Can you transcribe the data exactly? Leave the pictures out.
-- -- --
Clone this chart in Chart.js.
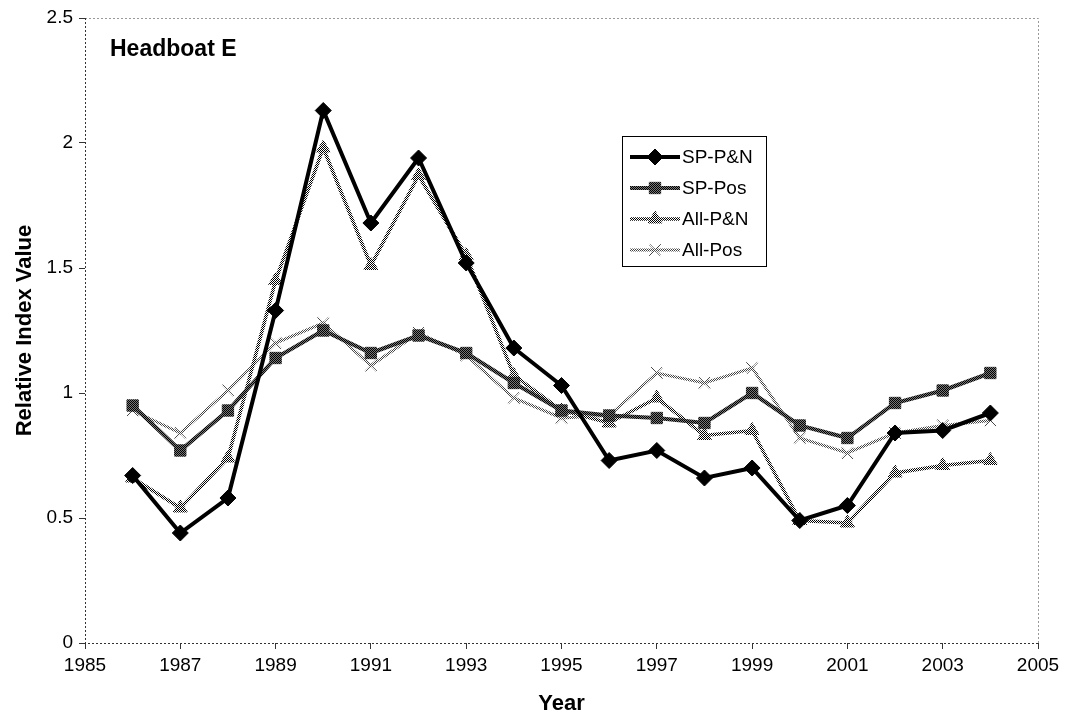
<!DOCTYPE html>
<html>
<head>
<meta charset="utf-8">
<script src="https://cdn.jsdelivr.net/npm/chart.js@4/dist/chart.umd.min.js"></script>
<style>
  html, body { margin: 0; padding: 0; background: #fff; }
  #wrap { width: 1067px; height: 717px; position: relative; }
</style>
</head>
<body>
<div id="wrap"><canvas id="myChart" width="1067" height="717"></canvas></div>
<script>
// years and the four index series
var years = [1986, 1987, 1988, 1989, 1990, 1991, 1992, 1993, 1994, 1995,
             1996, 1997, 1998, 1999, 2000, 2001, 2002, 2003, 2004];
var spPN  = [0.67, 0.44, 0.58, 1.33, 2.13, 1.68, 1.94, 1.52, 1.18, 1.03,
             0.73, 0.77, 0.66, 0.70, 0.49, 0.55, 0.84, 0.85, 0.92];
var spPos = [0.95, 0.77, 0.93, 1.14, 1.25, 1.16, 1.23, 1.16, 1.04, 0.93,
             0.91, 0.90, 0.88, 1.00, 0.87, 0.82, 0.96, 1.01, 1.08];
var allPN = [0.66, 0.54, 0.74, 1.45, 1.98, 1.51, 1.87, 1.55, 1.07, 0.93,
             0.88, 0.98, 0.83, 0.85, 0.49, 0.48, 0.68, 0.71, 0.73];
var allPos = [0.93, 0.84, 1.01, 1.20, 1.28, 1.11, 1.24, 1.15, 0.98, 0.90,
              0.91, 1.08, 1.04, 1.10, 0.82, 0.76, 0.84, 0.87, 0.89];
var seriesNames = ["SP-P&N", "SP-Pos", "All-P&N", "All-Pos"];
var yTicks = [0, 0.5, 1, 1.5, 2, 2.5];

var FONT = "'Liberation Sans', Arial, sans-serif";

function checker(fg, bg) {
    var c = document.createElement('canvas');
    c.width = 2; c.height = 2;
    var g = c.getContext('2d');
    g.fillStyle = bg; g.fillRect(0, 0, 2, 2);
    g.fillStyle = fg; g.fillRect(0, 0, 1, 1); g.fillRect(1, 1, 1, 1);
    return g.createPattern(c, 'repeat');
}

function pts(vals) {
    return vals.map(function (v, i) { return {x: years[i], y: v}; });
}

var patPos = checker('#000', '#777');
var patAllPN = checker('#000', '#fff');
var patAllPos = checker('#444', '#fff');

var frame = {
    id: 'frame',
    afterDraw: function (chart) {
        var a = chart.chartArea, ctx = chart.ctx;
        ctx.save();
        ctx.lineWidth = 1;
        ctx.setLineDash([2, 2]);
        ctx.strokeStyle = '#999';
        ctx.beginPath();
        ctx.moveTo(a.left, a.top + 0.5); ctx.lineTo(a.right + 0.5, a.top + 0.5);
        ctx.lineTo(a.right + 0.5, a.bottom);
        ctx.stroke();
        ctx.strokeStyle = '#333';
        ctx.beginPath();
        ctx.moveTo(a.left + 0.5, a.top); ctx.lineTo(a.left + 0.5, a.bottom + 0.5);
        ctx.lineTo(a.right, a.bottom + 0.5);
        ctx.stroke();
        ctx.setLineDash([]);

        // chart label
        ctx.fillStyle = '#000';
        ctx.font = 'bold 23px ' + FONT;
        ctx.textBaseline = 'middle';
        ctx.textAlign = 'left';
        ctx.fillText('Headboat E', a.left + 25, a.top + 32);

        // legend box
        var lx = 622, ly = 136, lw = 144, lh = 130;
        ctx.fillStyle = '#fff';
        ctx.fillRect(lx, ly, lw, lh);
        ctx.strokeStyle = '#000';
        ctx.lineWidth = 1;
        ctx.strokeRect(lx + 0.5, ly + 0.5, lw, lh);
        ctx.font = '19px ' + FONT;
        chart.data.datasets.forEach(function (ds, i) {
            var y = ly + 21 + i * 31;
            ctx.strokeStyle = ds.borderColor;
            ctx.lineWidth = ds.borderWidth;
            ctx.beginPath();
            ctx.moveTo(lx + 8, y); ctx.lineTo(lx + 58, y);
            ctx.stroke();
            ctx.fillStyle = ds.pointBackgroundColor;
            ctx.strokeStyle = ds.pointBorderColor;
            ctx.lineWidth = ds.pointBorderWidth;
            Chart.helpers.drawPoint(ctx, {pointStyle: ds.pointStyle, radius: ds.pointRadius, rotation: 0, borderWidth: ds.pointBorderWidth}, lx + 33, y);
            ctx.fillStyle = '#000';
            ctx.fillText(ds.label, lx + 60, y + 1);
        });
        ctx.restore();
    }
};

var ctx = document.getElementById('myChart').getContext('2d');
var myChart = new Chart(ctx, {
    type: 'line',
    data: {
        datasets: [{
            label: seriesNames[0],
            data: pts(spPN),
            borderColor: '#000',
            borderWidth: 4,
            pointStyle: 'rectRot',
            pointRadius: 8,
            pointBackgroundColor: '#000',
            pointBorderColor: '#000',
            pointBorderWidth: 1,
            order: 1
        }, {
            label: seriesNames[1],
            data: pts(spPos),
            borderColor: patPos,
            borderWidth: 4,
            pointStyle: 'rect',
            pointRadius: 8,
            pointBackgroundColor: patPos,
            pointBorderColor: patPos,
            pointBorderWidth: 1,
            order: 2
        }, {
            label: seriesNames[2],
            data: pts(allPN),
            borderColor: patAllPN,
            borderWidth: 3.5,
            pointStyle: 'triangle',
            pointRadius: 8,
            pointBackgroundColor: patAllPN,
            pointBorderColor: patAllPN,
            pointBorderWidth: 1,
            order: 3
        }, {
            label: seriesNames[3],
            data: pts(allPos),
            borderColor: patAllPos,
            borderWidth: 3,
            pointStyle: 'crossRot',
            pointRadius: 8,
            pointBackgroundColor: patAllPos,
            pointBorderColor: patAllPos,
            pointBorderWidth: 1.5,
            order: 4
        }]
    },
    options: {
        responsive: false,
        animation: false,
        layout: { padding: { top: 18, right: 29, left: 0, bottom: 0 } },
        plugins: { legend: { display: false }, tooltip: { enabled: false } },
        elements: { line: { tension: 0 } },
        scales: {
            x: {
                type: 'linear',
                min: 1985, max: 2005,
                grid: { drawOnChartArea: false, drawTicks: true, tickLength: 6, color: '#333' },
                border: { display: false },
                ticks: {
                    stepSize: 2, color: '#000', padding: 5,
                    font: { family: FONT, size: 19 },
                    callback: function (v) { return String(v); }
                },
                title: { display: true, text: 'Year', color: '#000', font: { family: FONT, size: 22, weight: 'bold' }, padding: { top: 6, bottom: 0 } },
                afterFit: function (s) { s.height = 74; }
            },
            y: {
                min: 0, max: 2.5,
                afterBuildTicks: function (s) { s.ticks = yTicks.map(function (v) { return {value: v}; }); },
                grid: { drawOnChartArea: false, drawTicks: true, tickLength: 6, color: '#333' },
                border: { display: false },
                ticks: {
                    color: '#000', padding: 6, font: { family: FONT, size: 19 },
                    callback: function (v) { return String(v); }
                },
                title: { display: true, text: 'Relative Index Value', color: '#000', font: { family: FONT, size: 22, weight: 'bold' }, padding: { top: 12, bottom: 0 } },
                afterFit: function (s) { s.width = 85; }
            }
        }
    },
    plugins: [frame]
});
</script>
</body>
</html>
-- -- --
- OUTPUT OF THE EXERCISE:
Clone this chart in Chart.js.
<!DOCTYPE html>
<html>
<head>
<meta charset="utf-8">
<script src="https://cdn.jsdelivr.net/npm/chart.js@4/dist/chart.umd.min.js"></script>
<style>
  html, body { margin: 0; padding: 0; background: #fff; }
  #wrap { width: 1067px; height: 717px; position: relative; }
</style>
</head>
<body>
<div id="wrap"><canvas id="myChart" width="1067" height="717"></canvas></div>
<script>
// years and the four index series
var years = [1986, 1987, 1988, 1989, 1990, 1991, 1992, 1993, 1994, 1995,
             1996, 1997, 1998, 1999, 2000, 2001, 2002, 2003, 2004];
var spPN  = [0.67, 0.44, 0.58, 1.33, 2.13, 1.68, 1.94, 1.52, 1.18, 1.03,
             0.73, 0.77, 0.66, 0.70, 0.49, 0.55, 0.84, 0.85, 0.92];
var spPos = [0.95, 0.77, 0.93, 1.14, 1.25, 1.16, 1.23, 1.16, 1.04, 0.93,
             0.91, 0.90, 0.88, 1.00, 0.87, 0.82, 0.96, 1.01, 1.08];
var allPN = [0.66, 0.54, 0.74, 1.45, 1.98, 1.51, 1.87, 1.55, 1.07, 0.93,
             0.88, 0.98, 0.83, 0.85, 0.49, 0.48, 0.68, 0.71, 0.73];
var allPos = [0.93, 0.84, 1.01, 1.20, 1.28, 1.11, 1.24, 1.15, 0.98, 0.90,
              0.91, 1.08, 1.04, 1.10, 0.82, 0.76, 0.84, 0.87, 0.89];
var seriesNames = ["SP-P&N", "SP-Pos", "All-P&N", "All-Pos"];
var yTicks = [0, 0.5, 1, 1.5, 2, 2.5];

var FONT = "'Liberation Sans', Arial, sans-serif";

function checker(fg, bg) {
    var c = document.createElement('canvas');
    c.width = 2; c.height = 2;
    var g = c.getContext('2d');
    g.fillStyle = bg; g.fillRect(0, 0, 2, 2);
    g.fillStyle = fg; g.fillRect(0, 0, 1, 1); g.fillRect(1, 1, 1, 1);
    return g.createPattern(c, 'repeat');
}

function pts(vals) {
    return vals.map(function (v, i) { return {x: years[i], y: v}; });
}

var patPos = checker('#000', '#777');
var patAllPN = checker('#000', '#fff');
var patAllPos = checker('#444', '#fff');

var frame = {
    id: 'frame',
    afterDraw: function (chart) {
        var a = chart.chartArea, ctx = chart.ctx;
        ctx.save();
        ctx.lineWidth = 1;
        ctx.setLineDash([2, 2]);
        ctx.strokeStyle = '#999';
        ctx.beginPath();
        ctx.moveTo(a.left, a.top + 0.5); ctx.lineTo(a.right + 0.5, a.top + 0.5);
        ctx.lineTo(a.right + 0.5, a.bottom);
        ctx.stroke();
        ctx.strokeStyle = '#333';
        ctx.beginPath();
        ctx.moveTo(a.left + 0.5, a.top); ctx.lineTo(a.left + 0.5, a.bottom + 0.5);
        ctx.lineTo(a.right, a.bottom + 0.5);
        ctx.stroke();
        ctx.setLineDash([]);

        // chart label
        ctx.fillStyle = '#000';
        ctx.font = 'bold 23px ' + FONT;
        ctx.textBaseline = 'middle';
        ctx.textAlign = 'left';
        ctx.fillText('Headboat E', a.left + 25, a.top + 32);

        // legend box
        var lx = 622, ly = 136, lw = 144, lh = 130;
        ctx.fillStyle = '#fff';
        ctx.fillRect(lx, ly, lw, lh);
        ctx.strokeStyle = '#000';
        ctx.lineWidth = 1;
        ctx.strokeRect(lx + 0.5, ly + 0.5, lw, lh);
        ctx.font = '19px ' + FONT;
        chart.data.datasets.forEach(function (ds, i) {
            var y = ly + 21 + i * 31;
            ctx.strokeStyle = ds.borderColor;
            ctx.lineWidth = ds.borderWidth;
            ctx.beginPath();
            ctx.moveTo(lx + 8, y); ctx.lineTo(lx + 58, y);
            ctx.stroke();
            ctx.fillStyle = ds.pointBackgroundColor;
            ctx.strokeStyle = ds.pointBorderColor;
            ctx.lineWidth = ds.pointBorderWidth;
            Chart.helpers.drawPoint(ctx, {pointStyle: ds.pointStyle, radius: ds.pointRadius, rotation: 0, borderWidth: ds.pointBorderWidth}, lx + 33, y);
            ctx.fillStyle = '#000';
            ctx.fillText(ds.label, lx + 60, y + 1);
        });
        ctx.restore();
    }
};

var ctx = document.getElementById('myChart').getContext('2d');
var myChart = new Chart(ctx, {
    type: 'line',
    data: {
        datasets: [{
            label: seriesNames[0],
            data: pts(spPN),
            borderColor: '#000',
            borderWidth: 4,
            pointStyle: 'rectRot',
            pointRadius: 8,
            pointBackgroundColor: '#000',
            pointBorderColor: '#000',
            pointBorderWidth: 1,
            order: 1
        }, {
            label: seriesNames[1],
            data: pts(spPos),
            borderColor: patPos,
            borderWidth: 4,
            pointStyle: 'rect',
            pointRadius: 8,
            pointBackgroundColor: patPos,
            pointBorderColor: patPos,
            pointBorderWidth: 1,
            order: 2
        }, {
            label: seriesNames[2],
            data: pts(allPN),
            borderColor: patAllPN,
            borderWidth: 3.5,
            pointStyle: 'triangle',
            pointRadius: 8,
            pointBackgroundColor: patAllPN,
            pointBorderColor: patAllPN,
            pointBorderWidth: 1,
            order: 3
        }, {
            label: seriesNames[3],
            data: pts(allPos),
            borderColor: patAllPos,
            borderWidth: 3,
            pointStyle: 'crossRot',
            pointRadius: 8,
            pointBackgroundColor: patAllPos,
            pointBorderColor: patAllPos,
            pointBorderWidth: 1.5,
            order: 4
        }]
    },
    options: {
        responsive: false,
        animation: false,
        layout: { padding: { top: 18, right: 29, left: 0, bottom: 0 } },
        plugins: { legend: { display: false }, tooltip: { enabled: false } },
        elements: { line: { tension: 0 } },
        scales: {
            x: {
                type: 'linear',
                min: 1985, max: 2005,
                grid: { drawOnChartArea: false, drawTicks: true, tickLength: 6, color: '#333' },
                border: { display: false },
                ticks: {
                    stepSize: 2, color: '#000', padding: 5,
                    font: { family: FONT, size: 19 },
                    callback: function (v) { return String(v); }
                },
                title: { display: true, text: 'Year', color: '#000', font: { family: FONT, size: 22, weight: 'bold' }, padding: { top: 6, bottom: 0 } },
                afterFit: function (s) { s.height = 74; }
            },
            y: {
                min: 0, max: 2.5,
                afterBuildTicks: function (s) { s.ticks = yTicks.map(function (v) { return {value: v}; }); },
                grid: { drawOnChartArea: false, drawTicks: true, tickLength: 6, color: '#333' },
                border: { display: false },
                ticks: {
                    color: '#000', padding: 6, font: { family: FONT, size: 19 },
                    callback: function (v) { return String(v); }
                },
                title: { display: true, text: 'Relative Index Value', color: '#000', font: { family: FONT, size: 22, weight: 'bold' }, padding: { top: 12, bottom: 0 } },
                afterFit: function (s) { s.width = 85; }
            }
        }
    },
    plugins: [frame]
});
</script>
</body>
</html>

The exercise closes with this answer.